====== Material provided

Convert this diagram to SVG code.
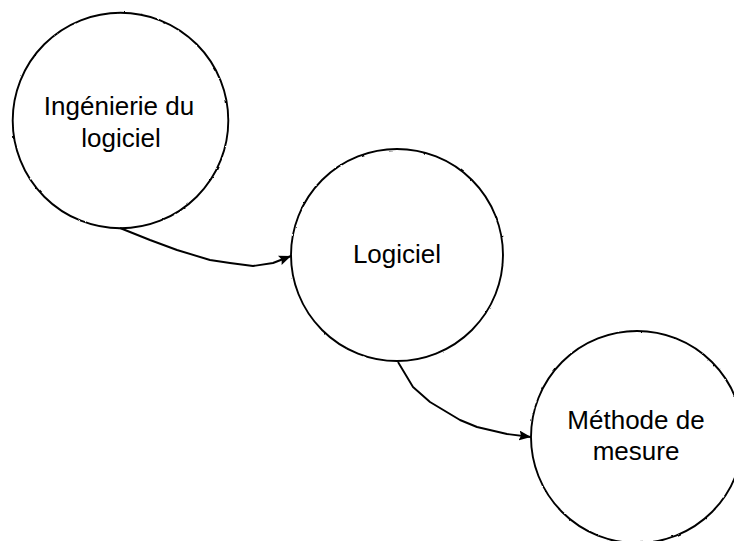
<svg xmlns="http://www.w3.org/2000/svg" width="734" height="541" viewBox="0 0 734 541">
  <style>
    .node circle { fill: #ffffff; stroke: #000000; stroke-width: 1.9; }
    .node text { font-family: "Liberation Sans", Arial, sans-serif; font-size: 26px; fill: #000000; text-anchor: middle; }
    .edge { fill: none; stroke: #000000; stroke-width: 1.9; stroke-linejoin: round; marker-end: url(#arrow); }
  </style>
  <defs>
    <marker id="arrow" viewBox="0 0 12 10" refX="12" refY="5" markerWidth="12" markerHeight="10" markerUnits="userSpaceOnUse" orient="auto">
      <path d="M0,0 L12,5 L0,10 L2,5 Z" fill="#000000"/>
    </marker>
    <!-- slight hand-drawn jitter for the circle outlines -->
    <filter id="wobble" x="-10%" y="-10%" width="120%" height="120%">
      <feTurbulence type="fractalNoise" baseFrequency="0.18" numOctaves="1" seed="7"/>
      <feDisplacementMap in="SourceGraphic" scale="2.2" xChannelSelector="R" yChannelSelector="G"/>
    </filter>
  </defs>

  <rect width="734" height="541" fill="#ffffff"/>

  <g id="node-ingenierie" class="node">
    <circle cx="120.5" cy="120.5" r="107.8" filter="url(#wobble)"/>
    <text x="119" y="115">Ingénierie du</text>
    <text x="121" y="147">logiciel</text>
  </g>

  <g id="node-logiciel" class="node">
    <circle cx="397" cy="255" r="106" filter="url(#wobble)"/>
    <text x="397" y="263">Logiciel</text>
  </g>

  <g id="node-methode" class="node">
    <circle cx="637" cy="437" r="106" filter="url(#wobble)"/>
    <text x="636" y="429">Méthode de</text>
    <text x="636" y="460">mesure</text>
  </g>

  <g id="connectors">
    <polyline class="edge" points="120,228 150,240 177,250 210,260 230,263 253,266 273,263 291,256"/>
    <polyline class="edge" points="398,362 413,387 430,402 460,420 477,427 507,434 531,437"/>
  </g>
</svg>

============

- _Problem to work on_:
Leave out the pictures and give the listing above again exactly.

- _Exercise response_:
Convert this diagram to SVG code.
<svg xmlns="http://www.w3.org/2000/svg" width="734" height="541" viewBox="0 0 734 541">
  <style>
    .node circle { fill: #ffffff; stroke: #000000; stroke-width: 1.9; }
    .node text { font-family: "Liberation Sans", Arial, sans-serif; font-size: 26px; fill: #000000; text-anchor: middle; }
    .edge { fill: none; stroke: #000000; stroke-width: 1.9; stroke-linejoin: round; marker-end: url(#arrow); }
  </style>
  <defs>
    <marker id="arrow" viewBox="0 0 12 10" refX="12" refY="5" markerWidth="12" markerHeight="10" markerUnits="userSpaceOnUse" orient="auto">
      <path d="M0,0 L12,5 L0,10 L2,5 Z" fill="#000000"/>
    </marker>
    <!-- slight hand-drawn jitter for the circle outlines -->
    <filter id="wobble" x="-10%" y="-10%" width="120%" height="120%">
      <feTurbulence type="fractalNoise" baseFrequency="0.18" numOctaves="1" seed="7"/>
      <feDisplacementMap in="SourceGraphic" scale="2.2" xChannelSelector="R" yChannelSelector="G"/>
    </filter>
  </defs>

  <rect width="734" height="541" fill="#ffffff"/>

  <g id="node-ingenierie" class="node">
    <circle cx="120.5" cy="120.5" r="107.8" filter="url(#wobble)"/>
    <text x="119" y="115">Ingénierie du</text>
    <text x="121" y="147">logiciel</text>
  </g>

  <g id="node-logiciel" class="node">
    <circle cx="397" cy="255" r="106" filter="url(#wobble)"/>
    <text x="397" y="263">Logiciel</text>
  </g>

  <g id="node-methode" class="node">
    <circle cx="637" cy="437" r="106" filter="url(#wobble)"/>
    <text x="636" y="429">Méthode de</text>
    <text x="636" y="460">mesure</text>
  </g>

  <g id="connectors">
    <polyline class="edge" points="120,228 150,240 177,250 210,260 230,263 253,266 273,263 291,256"/>
    <polyline class="edge" points="398,362 413,387 430,402 460,420 477,427 507,434 531,437"/>
  </g>
</svg>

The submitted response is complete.